Я с огромным уважением со стороны читал, знакомился с товарищами, которые выступают. И к ним никакого предвзятого чувства не имею! Но, товарищи, знаете, извините, давайте все же… с доверием относиться. Да ничего мы не стараемся… некоторые интерпретаторы, то-то и то-то. Да все это не так!!! Вот давайте обсудим какие-нибудь спектакли! Давайте поговорим о них! Другое дело, что что-то может не получаться! А из какого желания это возникает – разве вы знаете? Разве вы в этом процессе участвуете? А я часто думаю: я не видел «Леса» Мейерхольда. И я не сторонник, между прочим, такой режиссуры, такого интерпретаторства. Но я часто думаю – скажите, пожалуйста, а вот Островский, который у нас совершенно не ставится, почти совершенно не ставится, а если ставится, не имеет никакого резонанса или почти никакого резонанса?! Так, может быть, лучше «Лес»?! Ведь он же даст пищу целым годам вперед?! (С места: «А может быть, «Лес» Островского?!») Слушайте, вы тогда не знаете, что такое театральное искусство!

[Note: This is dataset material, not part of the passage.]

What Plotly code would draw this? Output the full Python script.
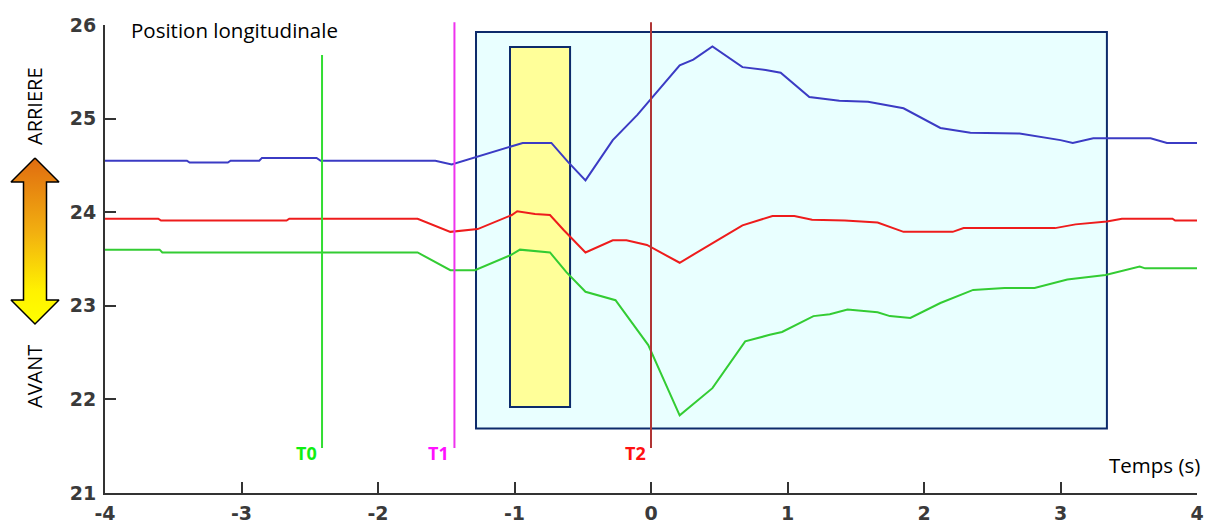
import plotly.graph_objects as go

# ---------------- data ----------------
t_blue = [-4.0, -3.40, -3.38, -3.10, -3.08, -2.87, -2.85, -2.45, -2.42, -1.58, -1.46, -1.30,
          -1.03, -0.94, -0.73, -0.61, -0.48, -0.28, -0.10, 0.21, 0.31, 0.45, 0.67, 0.84,
          0.95, 1.16, 1.38, 1.59, 1.85, 2.12, 2.34, 2.70, 3.00, 3.09, 3.24, 3.66, 3.78, 4.0]
blue = [24.55, 24.55, 24.53, 24.53, 24.55, 24.55, 24.58, 24.58, 24.55, 24.55, 24.51, 24.58,
        24.70, 24.74, 24.74, 24.54, 24.34, 24.77, 25.04, 25.57, 25.63, 25.77, 25.55, 25.52,
        25.49, 25.23, 25.19, 25.18, 25.11, 24.90, 24.85, 24.84, 24.77, 24.74, 24.79, 24.79, 24.74, 24.74]

t_red = [-4.0, -3.61, -3.59, -2.67, -2.65, -1.71, -1.47, -1.27, -1.02, -0.98, -0.85, -0.74,
         -0.64, -0.48, -0.28, -0.18, -0.03, 0.21, 0.51, 0.67, 0.89, 1.05, 1.18, 1.42, 1.66,
         1.85, 2.21, 2.29, 2.96, 3.11, 3.34, 3.45, 3.82, 3.84, 4.0]
red = [23.93, 23.93, 23.91, 23.91, 23.93, 23.93, 23.79, 23.82, 23.97, 24.01, 23.98, 23.97,
       23.81, 23.57, 23.70, 23.70, 23.65, 23.46, 23.72, 23.86, 23.96, 23.96, 23.92, 23.91, 23.89,
       23.79, 23.79, 23.83, 23.83, 23.87, 23.90, 23.93, 23.93, 23.91, 23.91]

t_green = [-4.0, -3.60, -3.58, -1.71, -1.47, -1.29, -1.03, -0.96, -0.74, -0.62, -0.48, -0.26,
           -0.02, 0.21, 0.45, 0.69, 0.87, 0.96, 1.19, 1.31, 1.44, 1.66, 1.75, 1.90, 2.12, 2.36,
           2.59, 2.81, 3.05, 3.22, 3.33, 3.58, 3.62, 4.0]
green = [23.60, 23.60, 23.57, 23.57, 23.38, 23.38, 23.54, 23.60, 23.57, 23.36, 23.15, 23.06,
         22.58, 21.83, 22.12, 22.62, 22.69, 22.72, 22.89, 22.91, 22.96, 22.93, 22.89, 22.87, 23.03, 23.17,
         23.19, 23.19, 23.28, 23.31, 23.33, 23.42, 23.40, 23.40]

x_ticks = [-4, -3, -2, -1, 0, 1, 2, 3, 4]
y_ticks = [21, 22, 23, 24, 25, 26]

event_times = [-2.41, -1.44, 0.0]
event_labels = ["T0", "T1", "T2"]
event_tops = [25.68, 26.03, 26.03]
event_bottom = 21.48
event_line_colors = ["#33dd33", "#ee33ee", "#b03535"]
event_text_colors = ["#11ee11", "#ff11ff", "#ff1111"]

zone_x = [-1.282, 3.34]
zone_y = [21.69, 25.925]
hl_x = [-1.033, -0.593]
hl_y = [21.92, 25.765]

# ---------------- layout geometry ----------------
W, H = 1222, 525
XD = [105 / W, 1197 / W]
YD = [32 / H, 500 / H]
YR = [21, 26]


def ypaper(v):
    return YD[0] + (v - YR[0]) / (YR[1] - YR[0]) * (YD[1] - YD[0])


fig = go.Figure()

for t, v, c in [(t_blue, blue, "#3b3bc4"), (t_red, red, "#ee1c1c"), (t_green, green, "#33cc33")]:
    fig.add_trace(go.Scatter(x=t, y=v, mode="lines", line=dict(color=c, width=2),
                             showlegend=False, hoverinfo="skip", xaxis="x", yaxis="y"))

# double arrow (decoration in the left margin, pixel frame)
ax = [35, 59, 46.5, 46.5, 59, 35, 11, 23.5, 23.5, 11, 35]
ay_px = [158, 182, 182, 300, 300, 324, 300, 300, 182, 182, 158]
ay = [H - p for p in ay_px]
fig.add_trace(go.Scatter(
    x=ax, y=ay, mode="lines", fill="toself",
    line=dict(color="black", width=1.5),
    fillgradient=dict(type="vertical",
                      colorscale=[[0, "#ffff00"], [0.2, "#fff200"], [0.55, "#f2b010"], [1, "#e06c10"]],
                      start=H - 324, stop=H - 158),
    showlegend=False, hoverinfo="skip", xaxis="x2", yaxis="y2"))

shapes = [
    dict(type="rect", xref="x", yref="y", x0=zone_x[0], x1=zone_x[1], y0=zone_y[0], y1=zone_y[1],
         fillcolor="#e9ffff", line=dict(color="#0d2b6b", width=2), layer="below"),
    dict(type="rect", xref="x", yref="y", x0=hl_x[0], x1=hl_x[1], y0=hl_y[0], y1=hl_y[1],
         fillcolor="#ffff99", line=dict(color="#0d2b6b", width=2), layer="below"),
]
annotations = []
for t, lab, top, lc, tc in zip(event_times, event_labels, event_tops, event_line_colors, event_text_colors):
    shapes.append(dict(type="line", xref="x", yref="paper", x0=t, x1=t,
                       y0=ypaper(event_bottom), y1=ypaper(top),
                       line=dict(color=lc, width=2), layer="above"))
    annotations.append(dict(x=t, xref="x", y=(H - 453) / H, yref="paper", text=lab, showarrow=False,
                            xanchor="right", yanchor="middle", xshift=-3,
                            font=dict(family="Open Sans", size=18, color=tc, weight="bold")))

annotations += [
    dict(x=129 / W, y=(H - 30) / H, xref="paper", yref="paper", text="Position longitudinale",
         showarrow=False, xanchor="left", yanchor="middle",
         font=dict(family="Open Sans", size=20.5, color="black")),
    dict(x=1202 / W, y=(H - 465) / H, xref="paper", yref="paper", text="Temps (s)",
         showarrow=False, xanchor="right", yanchor="middle",
         font=dict(family="Open Sans", size=20.5, color="black")),
    dict(x=34 / W, y=(H - 106) / H, xref="paper", yref="paper", text="ARRIERE", textangle=-90,
         showarrow=False, xanchor="center", yanchor="middle",
         font=dict(family="Open Sans", size=20, color="black")),
    dict(x=34 / W, y=(H - 377) / H, xref="paper", yref="paper", text="AVANT", textangle=-90,
         showarrow=False, xanchor="center", yanchor="middle",
         font=dict(family="Open Sans", size=20, color="black")),
]

tickfont = dict(family="DejaVu Sans", size=19, color="#3a3a3a", weight="bold")

fig.update_layout(
    width=W, height=H,
    margin=dict(l=0, r=0, t=0, b=0, autoexpand=False),
    plot_bgcolor="white", paper_bgcolor="white",
    showlegend=False,
    shapes=shapes,
    annotations=annotations,
    xaxis=dict(domain=XD, range=[-4, 4], tickvals=x_ticks, ticktext=[str(v) for v in x_ticks],
               ticks="inside", ticklen=11, tickwidth=2, tickcolor="#333",
               showline=True, linecolor="#333", linewidth=2, showgrid=False, zeroline=False,
               tickfont=tickfont, anchor="y", fixedrange=True, automargin=False, ticklabelstandoff=2),
    yaxis=dict(domain=YD, range=YR, tickvals=y_ticks,
               ticks="inside", ticklen=11, tickwidth=2, tickcolor="#333",
               showline=True, linecolor="#333", linewidth=2, showgrid=False, zeroline=False,
               tickfont=tickfont, anchor="x", fixedrange=True, automargin=False, ticklabelstandoff=3),
    xaxis2=dict(domain=[0, 105 / W], range=[0, 105], visible=False, anchor="y2", fixedrange=True,
                automargin=False),
    yaxis2=dict(domain=[0, 1], range=[0, H], visible=False, anchor="x2", fixedrange=True,
                automargin=False),
)

fig.write_html("out.html", config={"displayModeBar": False},
               post_script="document.body.style.margin='0';document.body.style.overflow='hidden';")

Если вы говорите «Лес» Островского – «Лес» Островского лежит на полке! Вы его можете прочесть! Кроме того, если тут утверждается, что классик живой, то он дышит, он живет, он с вами разговаривает! С вами лично!!!

С. Ломинадзе. Правильно, но зачем посредничество?

А. Эфрос. Без посредничества – сидите дома и читайте!!! Все, больше ничего не могу сказать. (Шум, крики. Аплодисменты.)

Е. Сидоров. Наша конференция начала превращаться в дискуссию потихоньку. Слово имеет Феликс Феодосьевич Кузнецов.